C’est avant tout une mécanique développée par ses auteurs. Un truc qui fonctionne en tant que tel, pourtant il y a un petit quelque chose qui perturbe un joueur expert. L’aléatoire de pose des bâtiments n’apporte pas de saveur particulière, pas plus que les premières clés posées. Tout au plus on cherche à définir le bon rythme de récolte des bonus et les positionnements nécessaires de ses clés sur les bâtiments à activer pour leur PV. Non, ce qui choque vraiment c’est le fait de pouvoir activer en un seul tour toutes ses tuiles bonus récoltées et pas immédiatement lorsqu’on les sélectionne. On se goinfre donc de tuiles « pour plus tard », puisque tout ce qui est pris est enlevé à l’autre. On en fera bien quelque chose d’ici la fin du jeu, les activant puis déplaçant les clés devenues inutiles vers des bâtiments à meilleure valeur pour les majorités.

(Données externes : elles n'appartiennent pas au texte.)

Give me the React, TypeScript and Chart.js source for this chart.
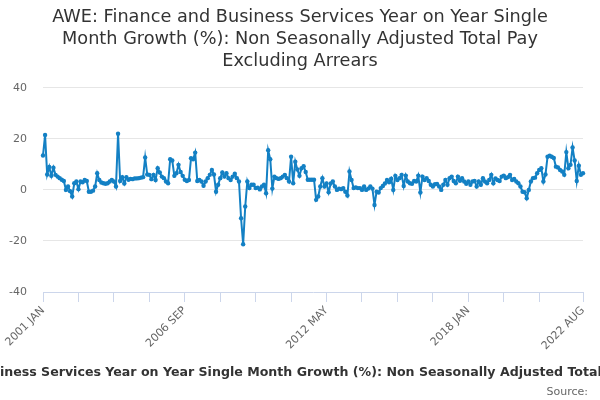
import React, { useEffect, useRef } from 'react';
import { Chart, registerables } from 'chart.js';

Chart.register(...registerables);

const FONT = '"DejaVu Sans", Verdana, sans-serif';

const TITLE_LINES = [
  'AWE: Finance and Business Services Year on Year Single',
  'Month Growth (%): Non Seasonally Adjusted Total Pay',
  'Excluding Arrears',
];
const LEGEND_LABEL =
  'AWE: Finance and Business Services Year on Year Single Month Growth (%): Non Seasonally Adjusted Total Pay Excluding Arrears';
const SOURCE_TEXT = 'Source:';

const START_YEAR = 2001;
const MONTH_NAMES = ['JAN', 'FEB', 'MAR', 'APR', 'MAY', 'JUN', 'JUL', 'AUG', 'SEP', 'OCT', 'NOV', 'DEC'];

// Monthly values, 2001 JAN .. 2022 AUG
const VALUES = [
  13.5, 21.5, 6, 9, 5.5, 8.7, 5.9, 5.2, 4.6, 4.0,
  3.5, 0, 1.3, -0.5, -2.6, 2.6, 3.3, 0.3, 3.3, 3.0,
  3.9, 3.5, -0.7, -0.7, -0.3, 1.3, 6.5, 3.9, 2.9, 2.6,
  2.4, 2.6, 3.3, 3.9, 3.3, 1.3, 22, 3.5, 5, 2.5,
  5, 4, 4.3, 4.2, 4.5, 4.5, 4.6, 4.8, 5, 12.7,
  6, 5.9, 4.2, 5.9, 3.9, 8.5, 6.8, 5.2, 4.6, 3.3,
  2.6, 12, 11.5, 5.5, 6.5, 9.8, 7, 5.5, 4, 3.5,
  3.9, 12.4, 12, 14.6, 3.5, 3.9, 3.3, 1.6, 3.3, 4.6,
  5.9, 7.8, 6, -0.7, 2, 4.6, 6.8, 5.2, 6.5, 4.6,
  3.9, 5.2, 6.3, 4.6, 3.3, -11.1, -21.3, -6.5, 3.3, 0.7,
  2, 2, 0.7, 0.9, 0.2, 1.3, 2, -1.3, 15.5, 12,
  0.5, 5.2, 4.6, 4.3, 4.6, 5.2, 5.9, 4.6, 3.3, 13,
  2.6, 11, 8, 5.5, 8.5, 9.3, 7, 4, 4, 4,
  4, -3.9, -2.6, 1.3, 4.6, 1.3, 2.5, -0.9, 2.5, 3.3,
  1.3, 0, 0.5, 0.3, 0.7, -0.7, -2.2, 7.2, 3.9, 0.7,
  1, 0.7, 0.7, 0, 1.3, 0, 0.5, 1.3, 0.5, -5.9,
  -0.7, -1, 0.7, 1.5, 2.5, 3.9, 3, 4.4, 0, 5.5,
  3.9, 4.6, 5.9, 1.5, 5.6, 3.3, 2.6, 2.4, 3.5, 3.3,
  5.6, -1, 5.2, 3.9, 4.6, 3.5, 2, 1.3, 2.2, 2.3,
  1.3, 0, 2, 3.9, 2, 4.6, 5.2, 3.5, 2.6, 5.2,
  3.6, 4.6, 3.3, 2.4, 3.3, 2, 3.3, 3.5, 1.3, 3.3,
  2, 4.6, 3.3, 2.6, 3.9, 5.9, 2.6, 4.5, 3.9, 3.5,
  5.2, 5.6, 4.6, 5, 5.9, 3.9, 4.3, 3.3, 2.6, 1.3,
  -0.7, -0.9, -3.3, 0, 3.3, 4.6, 4.8, 6.5, 7.8, 8.5,
  3.3, 6, 13, 13.4, 13, 12.5, 9.1, 8.8, 7.8, 7.2,
  5.9, 14.8, 8.5, 9.8, 16.6, 11.5, 3.5, 9.5, 5.9, 6.5,
];

const CATEGORIES = VALUES.map(
  (_, i) => `${START_YEAR + Math.floor(i / 12)} ${MONTH_NAMES[i % 12]}`
);

// x-axis tick marks every 17 months plus the last month; labels on these
const TICK_EVERY = 17;
const SHOWN_TICK_LABELS = ['2001 JAN', '2006 SEP', '2012 MAY', '2018 JAN', '2022 AUG'];

const Y_MIN = -40;
const Y_MAX = 40;
const Y_STEP = 20;

const LINE_COLOR = '#1380c4';

const bottomTextPlugin = {
  id: 'bottomText',
  afterDraw(chart: any) {
    const ctx = chart.ctx;
    ctx.save();
    ctx.font = `bold 12.6px ${FONT}`;
    ctx.fillStyle = '#333333';
    ctx.textAlign = 'center';
    ctx.textBaseline = 'middle';
    ctx.fillText(LEGEND_LABEL, 302, 373);
    ctx.font = `11px ${FONT}`;
    ctx.fillStyle = '#666666';
    ctx.textAlign = 'right';
    ctx.fillText(SOURCE_TEXT, 588, 392);
    ctx.restore();
  },
};

export default function App() {
  const canvasRef = useRef<HTMLCanvasElement | null>(null);

  useEffect(() => {
    const canvas = canvasRef.current;
    if (!canvas) return;
    const chart = new Chart(canvas, {
      type: 'line',
      data: {
        labels: CATEGORIES,
        datasets: [
          {
            label: LEGEND_LABEL,
            data: VALUES,
            borderColor: LINE_COLOR,
            backgroundColor: LINE_COLOR,
            borderWidth: 2,
            pointRadius: 2.2,
            pointBorderWidth: 0,
            pointBackgroundColor: LINE_COLOR,
            tension: 0,
          },
        ],
      },
      options: {
        responsive: false,
        animation: false,
        layout: { padding: { left: 0, right: 0, top: 0, bottom: 0 } },
        plugins: {
          legend: { display: false },
          tooltip: { enabled: false },
          title: {
            display: true,
            text: TITLE_LINES,
            color: '#333333',
            font: { family: FONT, size: 17.7, weight: 'normal', lineHeight: 1.22 },
            padding: { top: 7, bottom: 16 },
          },
        },
        scales: {
          x: {
            type: 'category',
            offset: false,
            afterFit: (scale: any) => {
              scale.height = 108;
              scale.paddingRight = 17;
            },
            afterBuildTicks: (scale: any) => {
              const n = CATEGORIES.length;
              const ticks: any[] = [];
              for (let v = 0; v < n - TICK_EVERY / 2; v += TICK_EVERY) ticks.push({ value: v });
              ticks.push({ value: n - 1 });
              scale.ticks = ticks;
            },
            grid: {
              drawOnChartArea: false,
              drawTicks: true,
              tickLength: 10,
              color: '#ccd6eb',
            },
            border: { display: true, color: '#ccd6eb' },
            ticks: {
              autoSkip: false,
              maxRotation: 45,
              minRotation: 45,
              padding: 2,
              color: '#666666',
              font: { family: FONT, size: 11 },
              callback: (value: any) => {
                const label = CATEGORIES[Number(value)];
                return SHOWN_TICK_LABELS.includes(label) ? label : '';
              },
            },
          },
          y: {
            min: Y_MIN,
            max: Y_MAX,
            afterFit: (scale: any) => {
              scale.width = 43;
            },
            grid: {
              drawTicks: false,
              color: (ctx: any) => (ctx.tick && ctx.tick.value === Y_MIN ? 'rgba(0,0,0,0)' : '#e6e6e6'),
            },
            border: { display: false },
            ticks: {
              stepSize: Y_STEP,
              padding: 16,
              color: '#666666',
              font: { family: FONT, size: 11 },
            },
          },
        },
      },
      plugins: [bottomTextPlugin],
    });
    return () => chart.destroy();
  }, []);

  return (
    <div style={{ position: 'fixed', left: 0, top: 0, width: 600, height: 400, background: '#ffffff' }}>
      <canvas ref={canvasRef} width={600} height={400} />
    </div>
  );
}
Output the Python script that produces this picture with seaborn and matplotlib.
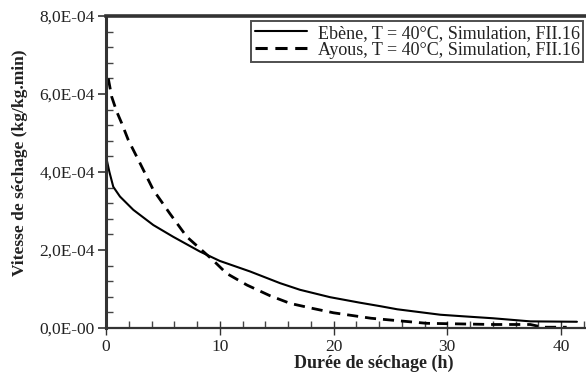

Comme Paris fonctionne aussi bien à 2 qu’à 4, qu’il n’a que peu de règles et que sa gestion est hyper simple, il représente un bon jeu d’appel pour amener les joueurs familiaux au niveau connaisseur. Il a un petit goût de saute-mouton avec sa progression toujours vers l’avant, avec fort peu de gestion de ressources. La dernière phase est un peu longuette et sera peut-être le trop qui fait retomber le soufflé en tirant en longueur des parties qui auraient pu se terminer à la pioche du dernier bâtiment suivi des tuiles de fin.
Si vous avez raté le KS vous risquez d’avoir rapidement une seconde chance avec la revente d’occasion, car certains auront misé sur le nom des auteurs mais seront d’un niveau trop expert pour y trouver un vrai challenge. Le malheur des uns fera peut-être le bonheur de votre portefeuille.